# AIM
Skip the pictures. Reproduce all other material exactly.

# SOURCE DATA
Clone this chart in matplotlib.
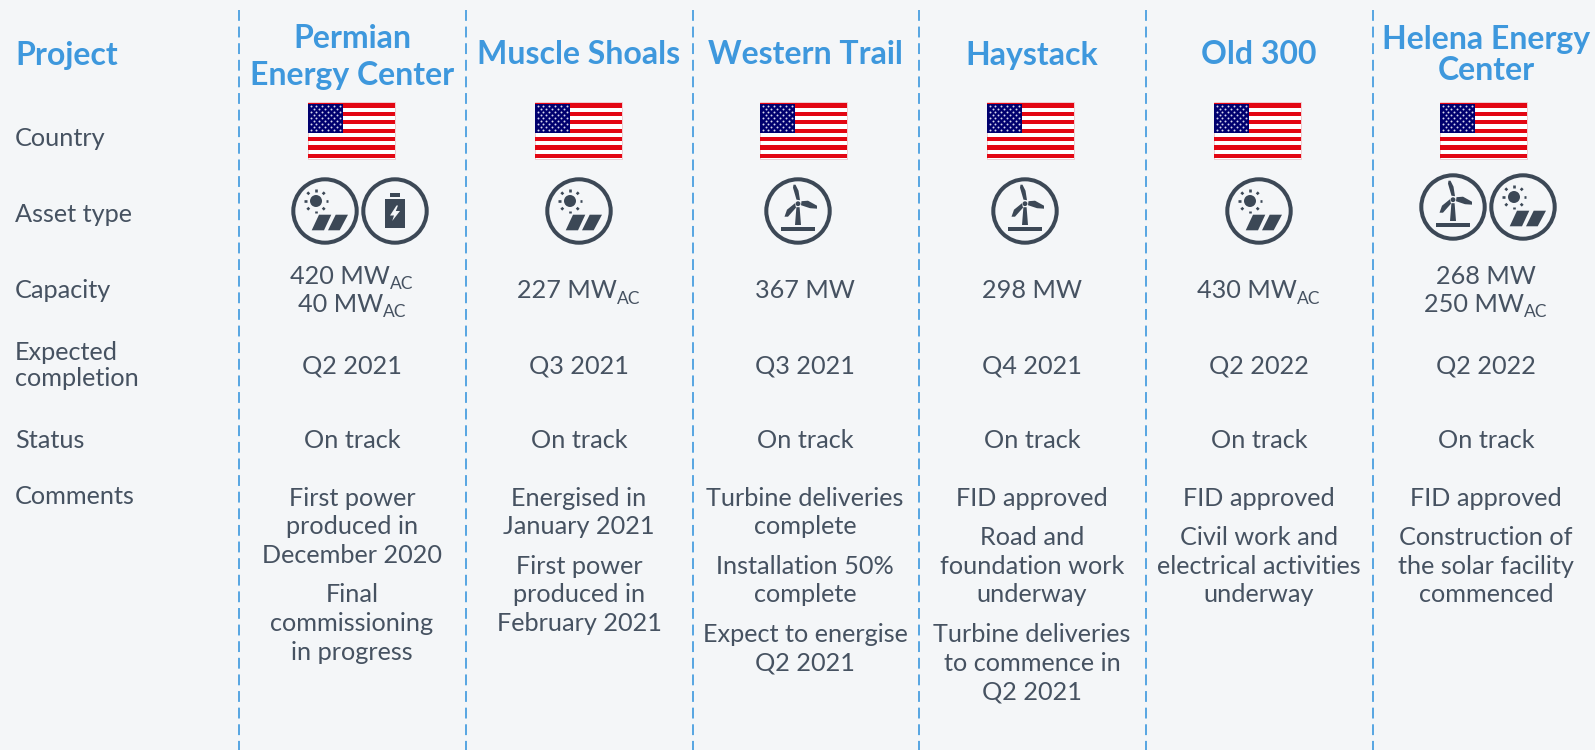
import numpy as np
import matplotlib
matplotlib.use("Agg")
import matplotlib.pyplot as plt
from matplotlib.patches import Circle, Polygon, Rectangle

plt.rcParams['font.family'] = ['Lato', 'DejaVu Sans']

BG = '#f4f6f8'
BLUE = '#3e98dd'
DARK = '#465261'
ICON = '#3c4856'
BODY = 18.2
HEAD = 23

row_labels = ['Country', 'Asset type', 'Capacity', 'Expected\ncompletion', 'Status', 'Comments']
projects = ['Permian\nEnergy Center', 'Muscle Shoals', 'Western Trail', 'Haystack', 'Old 300',
            'Helena Energy\nCenter']
assets = [['solar', 'battery'], ['solar'], ['wind'], ['wind'], ['solar'], ['wind', 'solar']]
capacity = [[('420 MW', 'AC'), ('40 MW', 'AC')], [('227 MW', 'AC')], [('367 MW', '')], [('298 MW', '')],
            [('430 MW', 'AC')], [('268 MW', ''), ('250 MW', 'AC')]]
completion = ['Q2 2021', 'Q3 2021', 'Q3 2021', 'Q4 2021', 'Q2 2022', 'Q2 2022']
status = ['On track'] * 6
comments = [
    [['First power', 'produced in', 'December 2020'], ['Final', 'commissioning', 'in progress']],
    [['Energised in', 'January 2021'], ['First power', 'produced in', 'February 2021']],
    [['Turbine deliveries', 'complete'], ['Installation 50%', 'complete'], ['Expect to energise', 'Q2 2021']],
    [['FID approved'], ['Road and', 'foundation work', 'underway'], ['Turbine deliveries', 'to commence in', 'Q2 2021']],
    [['FID approved'], ['Civil work and', 'electrical activities', 'underway']],
    [['FID approved'], ['Construction of', 'the solar facility', 'commenced']],
]

# layout in pixels
centers = [352, 579, 805, 1032, 1259, 1486]
flag_x = [351, 578, 803, 1030, 1257, 1483]
dividers = [239, 466, 693, 919, 1146, 1373]
icon_x = [[325, 395], [579], [798], [1025], [1259], [1453, 1523]]
icon_y = [211, 211, 211, 211, 211, 207]

fig = plt.figure(figsize=(15.95, 7.5), dpi=100, facecolor=BG)
ax = fig.add_axes([0, 0, 1, 1])
ax.set_xlim(0, 1595)
ax.set_ylim(750, 0)
ax.axis('off')


def flag(cx):
    x0, y0, w, h = cx - 43.5, 102, 87, 57
    ax.add_patch(Rectangle((x0, y0), w, h, fc='white', ec='#ecc4c8', lw=0.6))
    for i in range(7):
        ax.add_patch(Rectangle((x0, y0 + 1.2 + i * 8.45), w, 4.3, fc='#e30613', ec='none'))
    ax.add_patch(Rectangle((x0, y0 + 1.5), 35, 29, fc='#00006e', ec='none'))
    sx, sy = [], []
    for r in range(9):
        n = 6 if r % 2 == 0 else 5
        off = 3 if r % 2 == 0 else 6
        for c in range(n):
            sx.append(x0 + off + c * 5.8)
            sy.append(y0 + 4 + r * 3.0)
    ax.scatter(sx, sy, s=2.0, c='#d8d8ee', linewidths=0, zorder=3)


def ring(cx, cy):
    ax.add_patch(Circle((cx, cy), 31.7, fc='none', ec=ICON, lw=2.9))


def solar(cx, cy):
    ring(cx, cy)
    sun_x, sun_y = cx - 9, cy - 10
    ax.add_patch(Circle((sun_x, sun_y), 6, fc=ICON, ec='none'))
    for a in np.arange(0, 360, 45):
        t = np.radians(a)
        ax.plot([sun_x + 9.5 * np.cos(t), sun_x + 12.3 * np.cos(t)],
                [sun_y + 9.5 * np.sin(t), sun_y + 12.3 * np.sin(t)], color=ICON, lw=1.9, solid_capstyle='butt')
    panel_a = [(-13.3, 19.3), (-1, 19.3), (6.3, 3.7), (-6, 3.7)]
    panel_b = [(3, 19.3), (14.7, 19.3), (23, 3.7), (10.7, 3.7)]
    for p in (panel_a, panel_b):
        ax.add_patch(Polygon([(cx + a, cy + b) for a, b in p], fc=ICON, ec='none'))


def battery(cx, cy):
    ring(cx, cy)
    ax.add_patch(Rectangle((cx - 5, cy - 18.3), 10, 4.3, fc=ICON, ec='none'))
    ax.add_patch(Rectangle((cx - 10, cy - 11.7), 20, 28.7, fc=ICON, ec='none'))
    bolt = [(1.5, -5.5), (-5, 4.5), (-1, 4.5), (-2.8, 10), (5, 0), (0.8, 0), (3, -5.5)]
    ax.add_patch(Polygon([(cx + a, cy + b) for a, b in bolt], fc=BG, ec='none'))


def wind(cx, cy):
    ring(cx, cy)
    hx, hy = cx, cy - 7.3
    blades = [[(-1.5, -4), (-5, -16), (-4.5, -19), (-2.5, -19), (0.5, -13), (2, -3.5)],
              [(3.5, -2.5), (10, -3), (19, 2), (19, 5), (12, 4.5), (3, 1.5)],
              [(-3, -0.5), (-11, 6), (-13.5, 13), (-10, 13), (-2, 4)]]
    for b in blades:
        ax.add_patch(Polygon([(hx + a, hy + c) for a, c in b], fc=ICON, ec='none'))
    ax.add_patch(Circle((hx, hy), 2.4, fc=ICON, ec='none'))
    ax.add_patch(Polygon([(cx - 1.6, hy + 3.5), (cx + 1.6, hy + 3.5), (cx + 3, cy + 14), (cx - 3, cy + 14)],
                         fc=ICON, ec='none'))
    ax.add_patch(Rectangle((cx - 16.7, cy + 16.3), 34, 4, fc=ICON, ec='none'))


icon_draw = {'solar': solar, 'battery': battery, 'wind': wind}


def cap_line(cx, y, value, sub):
    # value and subscript are centred together
    t = ax.text(cx, y, value, fontsize=BODY, color=DARK, ha='left', va='center')
    s = ax.text(cx, y + 8, sub, fontsize=12.5, color=DARK, ha='left', va='center')
    r = fig.canvas.get_renderer()
    w1 = t.get_window_extent(r).width
    w2 = s.get_window_extent(r).width if sub else 0
    left = cx - (w1 + w2) / 2
    t.set_x(left)
    s.set_x(left + w1)


# dividers
for x in dividers:
    ax.plot([x, x], [10, 750], color='#4a9fe0', lw=1.3, dashes=(6, 3.2))

# row labels
ax.text(15, 55, 'Project', fontsize=HEAD, fontweight='bold', color=BLUE, va='center')
label_y = [139, 215, 290, None, 441, 496]
for lab, y in zip(row_labels, label_y):
    if y is None:
        ax.text(15, 353, 'Expected', fontsize=BODY, color=DARK, va='center')
        ax.text(15, 379, 'completion', fontsize=BODY, color=DARK, va='center')
    else:
        ax.text(15, y, lab, fontsize=BODY, color=DARK, va='center')

for i, cx in enumerate(centers):
    lines = projects[i].split('\n')
    if i == 5:
        ys = [39, 71]
    elif len(lines) == 2:
        ys = [39, 75]
    else:
        ys = [55]
    for line, y in zip(lines, ys):
        ax.text(cx, y, line, fontsize=HEAD, fontweight='bold', color=BLUE, ha='center', va='center')

    flag(flag_x[i])

    for kind, x in zip(assets[i], icon_x[i]):
        icon_draw[kind](x, icon_y[i])

    caps = capacity[i]
    ys = [276, 304] if len(caps) == 2 else [291]
    for (value, sub), y in zip(caps, ys):
        cap_line(cx, y, value, sub)

    ax.text(cx, 366, completion[i], fontsize=BODY, color=DARK, ha='center', va='center')
    ax.text(cx, 441, status[i], fontsize=BODY, color=DARK, ha='center', va='center')

    y = 498
    for para in comments[i]:
        for line in para:
            ax.text(cx, y, line, fontsize=BODY, color=DARK, ha='center', va='center')
            y += 28.6
        y += 11

fig.savefig('out.png', dpi=100, facecolor=BG)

# TASK RESULT
Clone this chart in matplotlib.
import numpy as np
import matplotlib
matplotlib.use("Agg")
import matplotlib.pyplot as plt
from matplotlib.patches import Circle, Polygon, Rectangle

plt.rcParams['font.family'] = ['Lato', 'DejaVu Sans']

BG = '#f4f6f8'
BLUE = '#3e98dd'
DARK = '#465261'
ICON = '#3c4856'
BODY = 18.2
HEAD = 23

row_labels = ['Country', 'Asset type', 'Capacity', 'Expected\ncompletion', 'Status', 'Comments']
projects = ['Permian\nEnergy Center', 'Muscle Shoals', 'Western Trail', 'Haystack', 'Old 300',
            'Helena Energy\nCenter']
assets = [['solar', 'battery'], ['solar'], ['wind'], ['wind'], ['solar'], ['wind', 'solar']]
capacity = [[('420 MW', 'AC'), ('40 MW', 'AC')], [('227 MW', 'AC')], [('367 MW', '')], [('298 MW', '')],
            [('430 MW', 'AC')], [('268 MW', ''), ('250 MW', 'AC')]]
completion = ['Q2 2021', 'Q3 2021', 'Q3 2021', 'Q4 2021', 'Q2 2022', 'Q2 2022']
status = ['On track'] * 6
comments = [
    [['First power', 'produced in', 'December 2020'], ['Final', 'commissioning', 'in progress']],
    [['Energised in', 'January 2021'], ['First power', 'produced in', 'February 2021']],
    [['Turbine deliveries', 'complete'], ['Installation 50%', 'complete'], ['Expect to energise', 'Q2 2021']],
    [['FID approved'], ['Road and', 'foundation work', 'underway'], ['Turbine deliveries', 'to commence in', 'Q2 2021']],
    [['FID approved'], ['Civil work and', 'electrical activities', 'underway']],
    [['FID approved'], ['Construction of', 'the solar facility', 'commenced']],
]

# layout in pixels
centers = [352, 579, 805, 1032, 1259, 1486]
flag_x = [351, 578, 803, 1030, 1257, 1483]
dividers = [239, 466, 693, 919, 1146, 1373]
icon_x = [[325, 395], [579], [798], [1025], [1259], [1453, 1523]]
icon_y = [211, 211, 211, 211, 211, 207]

fig = plt.figure(figsize=(15.95, 7.5), dpi=100, facecolor=BG)
ax = fig.add_axes([0, 0, 1, 1])
ax.set_xlim(0, 1595)
ax.set_ylim(750, 0)
ax.axis('off')


def flag(cx):
    x0, y0, w, h = cx - 43.5, 102, 87, 57
    ax.add_patch(Rectangle((x0, y0), w, h, fc='white', ec='#ecc4c8', lw=0.6))
    for i in range(7):
        ax.add_patch(Rectangle((x0, y0 + 1.2 + i * 8.45), w, 4.3, fc='#e30613', ec='none'))
    ax.add_patch(Rectangle((x0, y0 + 1.5), 35, 29, fc='#00006e', ec='none'))
    sx, sy = [], []
    for r in range(9):
        n = 6 if r % 2 == 0 else 5
        off = 3 if r % 2 == 0 else 6
        for c in range(n):
            sx.append(x0 + off + c * 5.8)
            sy.append(y0 + 4 + r * 3.0)
    ax.scatter(sx, sy, s=2.0, c='#d8d8ee', linewidths=0, zorder=3)


def ring(cx, cy):
    ax.add_patch(Circle((cx, cy), 31.7, fc='none', ec=ICON, lw=2.9))


def solar(cx, cy):
    ring(cx, cy)
    sun_x, sun_y = cx - 9, cy - 10
    ax.add_patch(Circle((sun_x, sun_y), 6, fc=ICON, ec='none'))
    for a in np.arange(0, 360, 45):
        t = np.radians(a)
        ax.plot([sun_x + 9.5 * np.cos(t), sun_x + 12.3 * np.cos(t)],
                [sun_y + 9.5 * np.sin(t), sun_y + 12.3 * np.sin(t)], color=ICON, lw=1.9, solid_capstyle='butt')
    panel_a = [(-13.3, 19.3), (-1, 19.3), (6.3, 3.7), (-6, 3.7)]
    panel_b = [(3, 19.3), (14.7, 19.3), (23, 3.7), (10.7, 3.7)]
    for p in (panel_a, panel_b):
        ax.add_patch(Polygon([(cx + a, cy + b) for a, b in p], fc=ICON, ec='none'))


def battery(cx, cy):
    ring(cx, cy)
    ax.add_patch(Rectangle((cx - 5, cy - 18.3), 10, 4.3, fc=ICON, ec='none'))
    ax.add_patch(Rectangle((cx - 10, cy - 11.7), 20, 28.7, fc=ICON, ec='none'))
    bolt = [(1.5, -5.5), (-5, 4.5), (-1, 4.5), (-2.8, 10), (5, 0), (0.8, 0), (3, -5.5)]
    ax.add_patch(Polygon([(cx + a, cy + b) for a, b in bolt], fc=BG, ec='none'))


def wind(cx, cy):
    ring(cx, cy)
    hx, hy = cx, cy - 7.3
    blades = [[(-1.5, -4), (-5, -16), (-4.5, -19), (-2.5, -19), (0.5, -13), (2, -3.5)],
              [(3.5, -2.5), (10, -3), (19, 2), (19, 5), (12, 4.5), (3, 1.5)],
              [(-3, -0.5), (-11, 6), (-13.5, 13), (-10, 13), (-2, 4)]]
    for b in blades:
        ax.add_patch(Polygon([(hx + a, hy + c) for a, c in b], fc=ICON, ec='none'))
    ax.add_patch(Circle((hx, hy), 2.4, fc=ICON, ec='none'))
    ax.add_patch(Polygon([(cx - 1.6, hy + 3.5), (cx + 1.6, hy + 3.5), (cx + 3, cy + 14), (cx - 3, cy + 14)],
                         fc=ICON, ec='none'))
    ax.add_patch(Rectangle((cx - 16.7, cy + 16.3), 34, 4, fc=ICON, ec='none'))


icon_draw = {'solar': solar, 'battery': battery, 'wind': wind}


def cap_line(cx, y, value, sub):
    # value and subscript are centred together
    t = ax.text(cx, y, value, fontsize=BODY, color=DARK, ha='left', va='center')
    s = ax.text(cx, y + 8, sub, fontsize=12.5, color=DARK, ha='left', va='center')
    r = fig.canvas.get_renderer()
    w1 = t.get_window_extent(r).width
    w2 = s.get_window_extent(r).width if sub else 0
    left = cx - (w1 + w2) / 2
    t.set_x(left)
    s.set_x(left + w1)


# dividers
for x in dividers:
    ax.plot([x, x], [10, 750], color='#4a9fe0', lw=1.3, dashes=(6, 3.2))

# row labels
ax.text(15, 55, 'Project', fontsize=HEAD, fontweight='bold', color=BLUE, va='center')
label_y = [139, 215, 290, None, 441, 496]
for lab, y in zip(row_labels, label_y):
    if y is None:
        ax.text(15, 353, 'Expected', fontsize=BODY, color=DARK, va='center')
        ax.text(15, 379, 'completion', fontsize=BODY, color=DARK, va='center')
    else:
        ax.text(15, y, lab, fontsize=BODY, color=DARK, va='center')

for i, cx in enumerate(centers):
    lines = projects[i].split('\n')
    if i == 5:
        ys = [39, 71]
    elif len(lines) == 2:
        ys = [39, 75]
    else:
        ys = [55]
    for line, y in zip(lines, ys):
        ax.text(cx, y, line, fontsize=HEAD, fontweight='bold', color=BLUE, ha='center', va='center')

    flag(flag_x[i])

    for kind, x in zip(assets[i], icon_x[i]):
        icon_draw[kind](x, icon_y[i])

    caps = capacity[i]
    ys = [276, 304] if len(caps) == 2 else [291]
    for (value, sub), y in zip(caps, ys):
        cap_line(cx, y, value, sub)

    ax.text(cx, 366, completion[i], fontsize=BODY, color=DARK, ha='center', va='center')
    ax.text(cx, 441, status[i], fontsize=BODY, color=DARK, ha='center', va='center')

    y = 498
    for para in comments[i]:
        for line in para:
            ax.text(cx, y, line, fontsize=BODY, color=DARK, ha='center', va='center')
            y += 28.6
        y += 11

fig.savefig('out.png', dpi=100, facecolor=BG)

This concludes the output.